One could make the argument that engaging full-time as a merchant would certainly count as losing that distinction from "those who work" (a phrase used in "Strong of Body, Brave and Noble: Chivalry and Society in Medieval France" by Constance Brittain Bouchard , 1998). But nobles did engage more distantly as investors, patrons and intermediaries in commercial ventures. Chartered companies like the Virginia Company were heavily led by aristocratic courtiers at the board level like Henry Howard Early of Northampton and Henry Wriothesley Earl of Southampton, and Walter Raleigh's ventures included the patronage of Charles Howard Earl of Nottingham at times. Sylvia L. Thrupp's :The Merchant Class of Medieval London, 1300-1500" (1989) describes how manual labour was seen as the particular degrader among gentleman (gentry or aristocracy, anyone who's family own a significance amount of land and has inherited honours of some sort). Occupation of any sort was not universally taboo; governmental involvement (including earning a good part of your income from it) was never cause for degrading rank. As long as you had an inherited income and were doing suitable kinds of work.

I think it's quite possible being a full-time merchants would be considered beneath them, especially if you are driven to it out of being otherwise impoverished. But I'm not aware of any cases of that occurring or any that was specifically stated to be the case. Nobles distrusted merchants due to the suspicion of the practise of modernising commercial capitalism as a avaricious seeming thing and they disliked that merchants were competitors for social and political capital and some could be wealthier than some aristocrats. So they would feel an aversion and sense of peer pressure not to be seen to be a merchant. Which is where they might take the more normally aristocratic role as investor. And they could also seek court income, which was increasingly common in the 16th century as inflation from Southern American gold and silver made landed income unreliable as it was the most fixed source.
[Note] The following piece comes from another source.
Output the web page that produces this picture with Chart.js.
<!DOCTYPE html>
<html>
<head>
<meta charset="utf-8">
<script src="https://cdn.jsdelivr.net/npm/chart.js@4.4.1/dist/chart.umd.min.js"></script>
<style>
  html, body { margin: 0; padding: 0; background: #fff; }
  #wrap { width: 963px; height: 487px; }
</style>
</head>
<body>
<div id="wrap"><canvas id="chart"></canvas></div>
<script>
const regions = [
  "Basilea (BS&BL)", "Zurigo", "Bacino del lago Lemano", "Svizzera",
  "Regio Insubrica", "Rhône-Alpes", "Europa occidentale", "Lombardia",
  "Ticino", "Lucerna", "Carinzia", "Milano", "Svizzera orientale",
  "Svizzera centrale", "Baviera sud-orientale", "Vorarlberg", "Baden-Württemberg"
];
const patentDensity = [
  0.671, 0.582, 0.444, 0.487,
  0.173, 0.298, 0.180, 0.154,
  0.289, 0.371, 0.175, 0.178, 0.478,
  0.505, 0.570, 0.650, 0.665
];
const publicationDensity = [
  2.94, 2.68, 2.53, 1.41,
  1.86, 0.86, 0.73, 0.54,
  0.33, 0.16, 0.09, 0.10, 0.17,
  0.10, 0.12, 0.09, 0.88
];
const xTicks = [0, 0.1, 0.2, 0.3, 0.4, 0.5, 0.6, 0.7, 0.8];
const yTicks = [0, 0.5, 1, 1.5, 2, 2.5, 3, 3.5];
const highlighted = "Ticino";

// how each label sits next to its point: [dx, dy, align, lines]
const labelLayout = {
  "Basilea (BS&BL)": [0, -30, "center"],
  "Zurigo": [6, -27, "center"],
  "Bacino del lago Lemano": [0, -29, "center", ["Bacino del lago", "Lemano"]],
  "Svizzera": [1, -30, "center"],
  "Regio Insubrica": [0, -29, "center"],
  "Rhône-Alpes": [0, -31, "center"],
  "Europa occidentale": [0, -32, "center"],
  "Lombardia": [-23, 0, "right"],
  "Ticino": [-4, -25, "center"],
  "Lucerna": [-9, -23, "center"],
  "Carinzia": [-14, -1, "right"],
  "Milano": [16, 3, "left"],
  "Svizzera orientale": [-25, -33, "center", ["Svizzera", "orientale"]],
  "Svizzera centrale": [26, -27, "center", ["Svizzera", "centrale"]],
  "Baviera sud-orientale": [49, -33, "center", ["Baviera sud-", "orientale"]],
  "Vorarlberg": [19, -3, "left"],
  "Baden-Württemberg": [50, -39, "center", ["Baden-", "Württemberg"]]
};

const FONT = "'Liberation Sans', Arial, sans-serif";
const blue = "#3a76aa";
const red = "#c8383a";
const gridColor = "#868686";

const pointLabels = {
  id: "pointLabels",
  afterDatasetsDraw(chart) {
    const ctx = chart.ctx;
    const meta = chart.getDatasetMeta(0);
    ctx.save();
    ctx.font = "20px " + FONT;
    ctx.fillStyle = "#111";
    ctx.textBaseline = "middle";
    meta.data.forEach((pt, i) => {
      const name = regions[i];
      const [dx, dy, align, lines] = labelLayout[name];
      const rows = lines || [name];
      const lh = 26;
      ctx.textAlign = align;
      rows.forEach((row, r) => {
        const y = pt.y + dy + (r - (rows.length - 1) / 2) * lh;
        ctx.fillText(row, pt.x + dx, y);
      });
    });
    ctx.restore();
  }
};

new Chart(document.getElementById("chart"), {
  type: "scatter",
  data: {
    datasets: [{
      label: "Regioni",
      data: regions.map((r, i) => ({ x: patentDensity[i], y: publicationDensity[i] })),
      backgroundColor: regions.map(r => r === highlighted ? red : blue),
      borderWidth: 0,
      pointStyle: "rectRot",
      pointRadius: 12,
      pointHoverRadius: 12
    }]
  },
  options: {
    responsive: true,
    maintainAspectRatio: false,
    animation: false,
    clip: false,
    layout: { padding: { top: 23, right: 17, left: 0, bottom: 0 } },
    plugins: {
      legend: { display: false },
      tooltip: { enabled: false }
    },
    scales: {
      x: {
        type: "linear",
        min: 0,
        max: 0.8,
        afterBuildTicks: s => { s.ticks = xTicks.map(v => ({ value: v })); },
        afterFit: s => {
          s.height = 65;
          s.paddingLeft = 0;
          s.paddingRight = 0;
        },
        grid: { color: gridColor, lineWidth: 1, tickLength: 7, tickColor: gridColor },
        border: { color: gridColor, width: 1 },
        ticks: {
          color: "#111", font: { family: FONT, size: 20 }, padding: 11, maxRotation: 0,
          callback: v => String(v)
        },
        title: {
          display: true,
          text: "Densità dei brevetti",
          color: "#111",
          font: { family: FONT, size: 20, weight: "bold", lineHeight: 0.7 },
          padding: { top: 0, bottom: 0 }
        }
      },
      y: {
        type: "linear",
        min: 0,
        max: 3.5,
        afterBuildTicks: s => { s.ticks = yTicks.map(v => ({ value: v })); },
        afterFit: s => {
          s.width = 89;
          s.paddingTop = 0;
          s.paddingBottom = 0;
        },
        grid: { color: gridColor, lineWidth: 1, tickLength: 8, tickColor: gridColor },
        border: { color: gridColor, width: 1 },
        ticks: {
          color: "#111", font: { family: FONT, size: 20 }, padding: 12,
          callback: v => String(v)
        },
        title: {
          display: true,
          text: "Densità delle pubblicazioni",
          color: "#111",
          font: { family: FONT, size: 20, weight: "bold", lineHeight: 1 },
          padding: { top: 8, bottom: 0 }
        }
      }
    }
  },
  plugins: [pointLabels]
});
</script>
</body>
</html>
Ironically, Constance Brouchard mentions how land's financial stability was seen as a credential, but of course that became its fundamental weakness in the Early Modern shifting economy.
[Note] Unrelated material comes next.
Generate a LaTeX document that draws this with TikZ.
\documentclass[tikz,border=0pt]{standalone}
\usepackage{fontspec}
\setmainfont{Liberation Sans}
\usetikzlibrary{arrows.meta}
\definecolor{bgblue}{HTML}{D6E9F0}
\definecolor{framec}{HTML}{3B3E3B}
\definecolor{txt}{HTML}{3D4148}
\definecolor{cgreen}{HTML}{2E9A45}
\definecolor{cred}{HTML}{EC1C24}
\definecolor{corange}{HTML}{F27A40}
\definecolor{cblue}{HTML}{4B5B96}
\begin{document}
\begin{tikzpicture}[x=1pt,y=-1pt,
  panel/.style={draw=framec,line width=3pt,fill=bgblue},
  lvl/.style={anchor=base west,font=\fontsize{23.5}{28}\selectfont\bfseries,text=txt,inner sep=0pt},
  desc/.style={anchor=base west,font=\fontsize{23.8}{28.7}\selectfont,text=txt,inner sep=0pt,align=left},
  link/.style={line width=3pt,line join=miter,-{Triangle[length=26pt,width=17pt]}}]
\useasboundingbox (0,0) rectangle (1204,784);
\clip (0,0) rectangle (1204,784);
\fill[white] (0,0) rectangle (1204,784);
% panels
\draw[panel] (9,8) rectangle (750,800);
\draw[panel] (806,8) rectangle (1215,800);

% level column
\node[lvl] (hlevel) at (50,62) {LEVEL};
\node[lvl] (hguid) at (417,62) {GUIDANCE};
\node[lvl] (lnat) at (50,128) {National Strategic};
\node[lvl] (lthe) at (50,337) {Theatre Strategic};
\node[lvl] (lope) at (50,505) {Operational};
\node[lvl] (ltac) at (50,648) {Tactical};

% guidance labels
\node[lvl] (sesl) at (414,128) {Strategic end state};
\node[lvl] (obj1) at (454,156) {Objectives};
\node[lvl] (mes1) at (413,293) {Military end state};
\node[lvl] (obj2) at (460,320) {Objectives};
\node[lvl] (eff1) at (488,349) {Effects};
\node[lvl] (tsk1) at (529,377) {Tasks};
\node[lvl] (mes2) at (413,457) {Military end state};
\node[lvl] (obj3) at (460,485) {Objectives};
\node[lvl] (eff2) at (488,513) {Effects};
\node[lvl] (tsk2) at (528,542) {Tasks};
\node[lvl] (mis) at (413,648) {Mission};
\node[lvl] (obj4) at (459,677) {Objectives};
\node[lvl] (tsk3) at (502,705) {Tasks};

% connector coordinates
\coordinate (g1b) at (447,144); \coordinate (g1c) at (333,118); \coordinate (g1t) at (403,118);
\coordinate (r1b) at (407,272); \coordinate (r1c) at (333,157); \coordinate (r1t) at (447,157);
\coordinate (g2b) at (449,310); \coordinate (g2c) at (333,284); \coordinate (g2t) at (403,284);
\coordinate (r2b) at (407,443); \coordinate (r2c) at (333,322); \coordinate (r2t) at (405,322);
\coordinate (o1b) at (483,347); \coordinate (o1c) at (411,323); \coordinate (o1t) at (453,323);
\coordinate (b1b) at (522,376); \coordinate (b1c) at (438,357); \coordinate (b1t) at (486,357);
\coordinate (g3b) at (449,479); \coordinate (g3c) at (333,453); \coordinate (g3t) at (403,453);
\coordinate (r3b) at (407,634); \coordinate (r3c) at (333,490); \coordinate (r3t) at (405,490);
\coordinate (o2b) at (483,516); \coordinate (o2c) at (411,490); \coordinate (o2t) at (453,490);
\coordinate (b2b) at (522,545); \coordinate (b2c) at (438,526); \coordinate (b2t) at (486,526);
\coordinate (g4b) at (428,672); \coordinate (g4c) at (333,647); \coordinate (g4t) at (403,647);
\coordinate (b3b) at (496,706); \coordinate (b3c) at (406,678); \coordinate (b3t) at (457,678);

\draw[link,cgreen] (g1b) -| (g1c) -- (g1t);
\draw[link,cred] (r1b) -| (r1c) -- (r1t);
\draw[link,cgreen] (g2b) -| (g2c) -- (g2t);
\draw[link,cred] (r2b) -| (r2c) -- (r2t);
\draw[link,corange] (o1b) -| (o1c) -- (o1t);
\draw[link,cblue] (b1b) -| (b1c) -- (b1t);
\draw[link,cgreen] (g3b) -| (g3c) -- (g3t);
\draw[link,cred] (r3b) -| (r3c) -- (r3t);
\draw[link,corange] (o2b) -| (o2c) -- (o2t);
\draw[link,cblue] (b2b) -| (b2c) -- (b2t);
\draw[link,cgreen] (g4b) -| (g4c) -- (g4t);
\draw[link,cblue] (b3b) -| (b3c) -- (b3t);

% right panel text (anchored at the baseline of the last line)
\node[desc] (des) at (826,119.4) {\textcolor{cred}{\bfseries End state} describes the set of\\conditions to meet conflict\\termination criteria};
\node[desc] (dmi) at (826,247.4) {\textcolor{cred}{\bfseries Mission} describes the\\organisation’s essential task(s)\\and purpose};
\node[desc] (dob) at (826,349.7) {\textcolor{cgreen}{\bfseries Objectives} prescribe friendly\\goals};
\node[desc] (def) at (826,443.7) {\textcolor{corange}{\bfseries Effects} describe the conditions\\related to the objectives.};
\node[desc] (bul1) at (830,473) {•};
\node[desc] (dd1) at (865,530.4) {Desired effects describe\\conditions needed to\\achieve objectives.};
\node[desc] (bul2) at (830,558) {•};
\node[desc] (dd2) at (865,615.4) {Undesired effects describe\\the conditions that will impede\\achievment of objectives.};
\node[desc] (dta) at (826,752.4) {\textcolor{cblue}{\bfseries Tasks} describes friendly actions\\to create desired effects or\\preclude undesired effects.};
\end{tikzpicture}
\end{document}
I don't know whether it was the case at some point that nobles weren't taxed, but I know it definitely didn't stay that way. Regular taxation spread in the Late Medieval and Renaissance periods. Even in places like England, which did not introduce proper regular taxation until the Land Tax in the early 1700s, there were developments like the subsidy which was specifically designed to grade according to wealth and did tax the wealthy. Indeed, people below a certain level of wealth at the bottom might not pay any taxes because they had very little spare income to take. There was also the Poor Law rate earlier on as a tax that was raised on those with disposable income.

I think sometimes discussion of "taxes" in Medieval Europe becomes confused between national taxes and rents and produce dues. The dues you owed in money, and in older times goods, to your landlord were not taxes. The money is rent. Taxation can be local but is never private, even under the blurry lines of historical Europe.